[opendtv] Re: News: Is Apple Planning A Move Against Ogg Theora?

  • From: Craig Birkmaier <craig@xxxxxxxxx>
  • To: opendtv@xxxxxxxxxxxxx
  • Date: Tue, 4 May 2010 08:18:23 -0400

At 8:26 PM -0400 5/3/10, Albert Manfredi wrote:
I think the point of the article, and the subject line, suggest that both Microsoft and Apple plan only on the H.264 codec for the future. For whatever reasons, and apparently the reasons are different, all of those other options that the flexibility of PCs is supposed to support, with no problem, become moot. So, ATSC originally went to MPEG-2, and Microsoft, Apple, and Adobe, 20 years later, go to H.264. And oh, I forgot, so does ATSC, for M/H.

There are two major reasons that major players in the video codec market are moving to h.264:

1. Reasonable licensing terms for computers and new mobile devices;

2. Widespread industry support for GPU hardware acceleration of h.264.

One can look at the licensing terms for h.263 (MPEG-2) and h.264 and easily see why the computer industry is moving to h.264. For MPEG-2 the license fee dropped this year to $2 per decoder and $2 per encoder with no cap on total. It is worth noting that MPEG-LA says that the new licenses will run until the patents expire. For h.264 the cost for a computer for an decoder AND encoder is 25 cents with a cap of $5 million per year.

h.264 was developed in an essentially "open" standards process and there are well established licensing terms from MPEG-LA. I would also note that Apple was instrumental in getting the more reasonable terms for licensing of h.264 from MPEG-LA; they have IP in the standard and used that sabre to negotiate more favorable terms for large scale deployments on PCs and other computing devices. Hence, both Apple and Microsoft, and now Adobe are paying the $5 million per year to license h.264 for their platforms and/or applications.
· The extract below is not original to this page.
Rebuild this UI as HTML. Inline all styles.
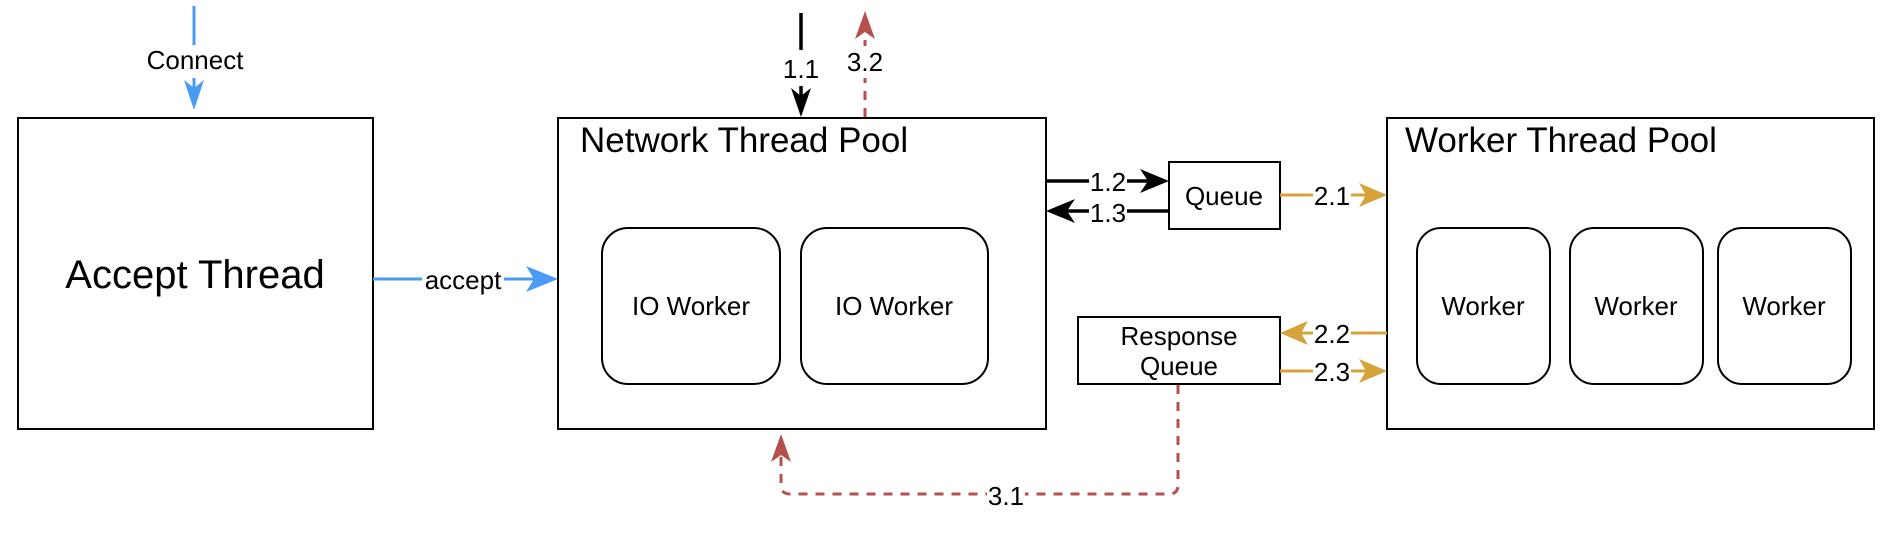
<!DOCTYPE html>
<html><head><meta charset="utf-8"><style>
html,body{margin:0;padding:0;background:#fff;}
svg{display:block;font-family:"Liberation Sans",sans-serif;}
</style></head><body>
<svg width="1892" height="538" viewBox="0 0 1892 538" xmlns="http://www.w3.org/2000/svg">
<g fill="none" stroke="#000" stroke-width="2">
<rect x="18" y="118" width="355" height="311"/>
<rect x="558" y="118" width="488" height="311"/>
<rect x="1387" y="118" width="487" height="311"/>
<rect x="602" y="228" width="178" height="156" rx="26"/>
<rect x="801" y="228" width="187" height="156" rx="26"/>
<rect x="1417" y="228" width="133" height="156" rx="24"/>
<rect x="1570" y="228" width="133" height="156" rx="24"/>
<rect x="1718" y="228" width="133" height="156" rx="24"/>
<rect x="1169" y="162" width="111" height="67"/>
<rect x="1078" y="317" width="202" height="67"/>
</g>
<!-- blue -->
<g stroke="#4A9BF5" stroke-width="3" fill="#4A9BF5">
<line x1="194" y1="6" x2="194" y2="45"/>
<line x1="194" y1="78" x2="194" y2="95"/>
<path d="M184,80 L194,110 L204,80 L194,88z" stroke="none"/>
<line x1="373" y1="279" x2="540" y2="279"/>
<path d="M526,266 L558,279 L526,292 L534,279z" stroke="none"/>
</g>
<!-- black -->
<g stroke="#000" stroke-width="3.5" fill="#000">
<line x1="801" y1="13" x2="801" y2="50"/>
<line x1="801" y1="86" x2="801" y2="100"/>
<path d="M791,88 L801,117 L811,88 L801,96z" stroke="none"/>
<line x1="1046" y1="181" x2="1152" y2="181"/>
<path d="M1140,169 L1169,181 L1140,193 L1148,181z" stroke="none"/>
<line x1="1169" y1="211" x2="1060" y2="211"/>
<path d="M1075,199 L1046,211 L1075,223 L1067,211z" stroke="none"/>
</g>
<!-- gold -->
<g stroke="#D6A33A" stroke-width="3" fill="#D6A33A">
<line x1="1280" y1="195" x2="1372" y2="195"/>
<path d="M1359,183 L1387,195 L1359,207 L1366,195z" stroke="none"/>
<line x1="1387" y1="333" x2="1295" y2="333"/>
<path d="M1308,321 L1280,333 L1308,345 L1301,333z" stroke="none"/>
<line x1="1280" y1="371" x2="1372" y2="371"/>
<path d="M1359,359 L1387,371 L1359,383 L1366,371z" stroke="none"/>
</g>
<!-- red dashed -->
<g stroke="#B5504C" stroke-width="3" fill="none" stroke-dasharray="9,8">
<line x1="865" y1="117" x2="865" y2="30"/>
<path d="M1178,385 L1178,485 Q1178,494 1169,494 L790,494 Q781,494 781,485 L781,448"/>
</g>
<g fill="#B5504C">
<path d="M855,39 L865,11 L875,39 L865,32z"/>
<path d="M771,462 L781,434 L791,462 L781,455z"/>
</g>
<!-- label backgrounds -->
<g fill="#fff">
<rect x="140" y="45" width="112" height="32"/>
<rect x="783" y="53" width="36" height="32"/>
<rect x="846" y="46" width="38" height="32"/>
<rect x="422" y="265" width="82" height="30"/>
<rect x="1089" y="168" width="38" height="28"/>
<rect x="1089" y="198" width="38" height="28"/>
<rect x="1313" y="182" width="38" height="28"/>
<rect x="1313" y="320" width="38" height="28"/>
<rect x="1313" y="358" width="38" height="28"/>
<rect x="987" y="481" width="38" height="28"/>
</g>
<g fill="#000" font-size="26" text-anchor="middle">
<text x="195" y="69">Connect</text>
<text x="801" y="78">1.1</text>
<text x="865" y="71">3.2</text>
<text x="463" y="289">accept</text>
<text x="1108" y="191">1.2</text>
<text x="1108" y="222">1.3</text>
<text x="1332" y="205">2.1</text>
<text x="1332" y="343">2.2</text>
<text x="1332" y="381">2.3</text>
<text x="1006" y="505">3.1</text>
<text x="691" y="315">IO Worker</text>
<text x="894" y="315">IO Worker</text>
<text x="1483" y="315">Worker</text>
<text x="1636" y="315">Worker</text>
<text x="1784" y="315">Worker</text>
<text x="1224" y="205">Queue</text>
<text x="1179" y="345">Response</text>
<text x="1179" y="375">Queue</text>
</g>
<g fill="#000">
<text x="195" y="288" font-size="40" text-anchor="middle">Accept Thread</text>
<text x="580" y="152" font-size="35">Network Thread Pool</text>
<text x="1405" y="152" font-size="35">Worker Thread Pool</text>
</g>
</svg>
</body></html>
Far more important, at least to Jobs, is power consumption, especially on mobile platforms. After issuing the Thoughts on Flash letter, Jobs noted in an e-mail that running h.264 using the hardware GPU in the iPad will provide about 10 hours of video playback time from a single battery charge; running the same video using the Flash h.264 software codec on the CPU reduces the time that video can be played to five hours.

I'm not sure how Mozilla and Opera can hope to compete. Do they expect all web sites to be accommodating of them?

It is not an issue of the web sites, although MPEG-LA does offer a license for streaming web sites as well. The issue is how h.264 is decoded. If Mozilla and Opera were to include a software h.264 codec in their browsers, they would be liable for the $5 million annual license fee. If instead they call an OS level API that runs the codec on hardware, then the OS vendor and GPU vendor pay the license fees. The new Apple API for h.264 playback on GPUs allows the browser developer to get around this problem. I suspect that Microsoft will provide a similar API, if in fact they have not already done so.


As the article states,

"Ironically, this position puts Apple and Microsoft hand-in-hand, as both companies are backing H.264--and that codec only--for HTML5 video rendering. To Microsoft, H.264 video represents a broad, standardized solution that allows users to benefit from hardware-based video acceleration. As well, adopting other codecs like Ogg Theora could put Microsoft in shakier legal territory versus the more centralized ownership and licensing of H.264."

[ ... ]

"... Instead of locking people into some proprietary solution it created, Adobe has spent millions of dollars to enable use of a more standard format."


Yes, Adobe is supporting h.264, but they have not given up on their proprietary codec. I think it is likely that Adobe will increasingly move to h.264, probably using hardware acceleration when available.

In reality, Adobe is still in a very good position to exploit HTML5 as they move away from Flash. They already have the attention and support of the creative community; all that is required is that they optimize their tools for HTML5 rather than FLASH output.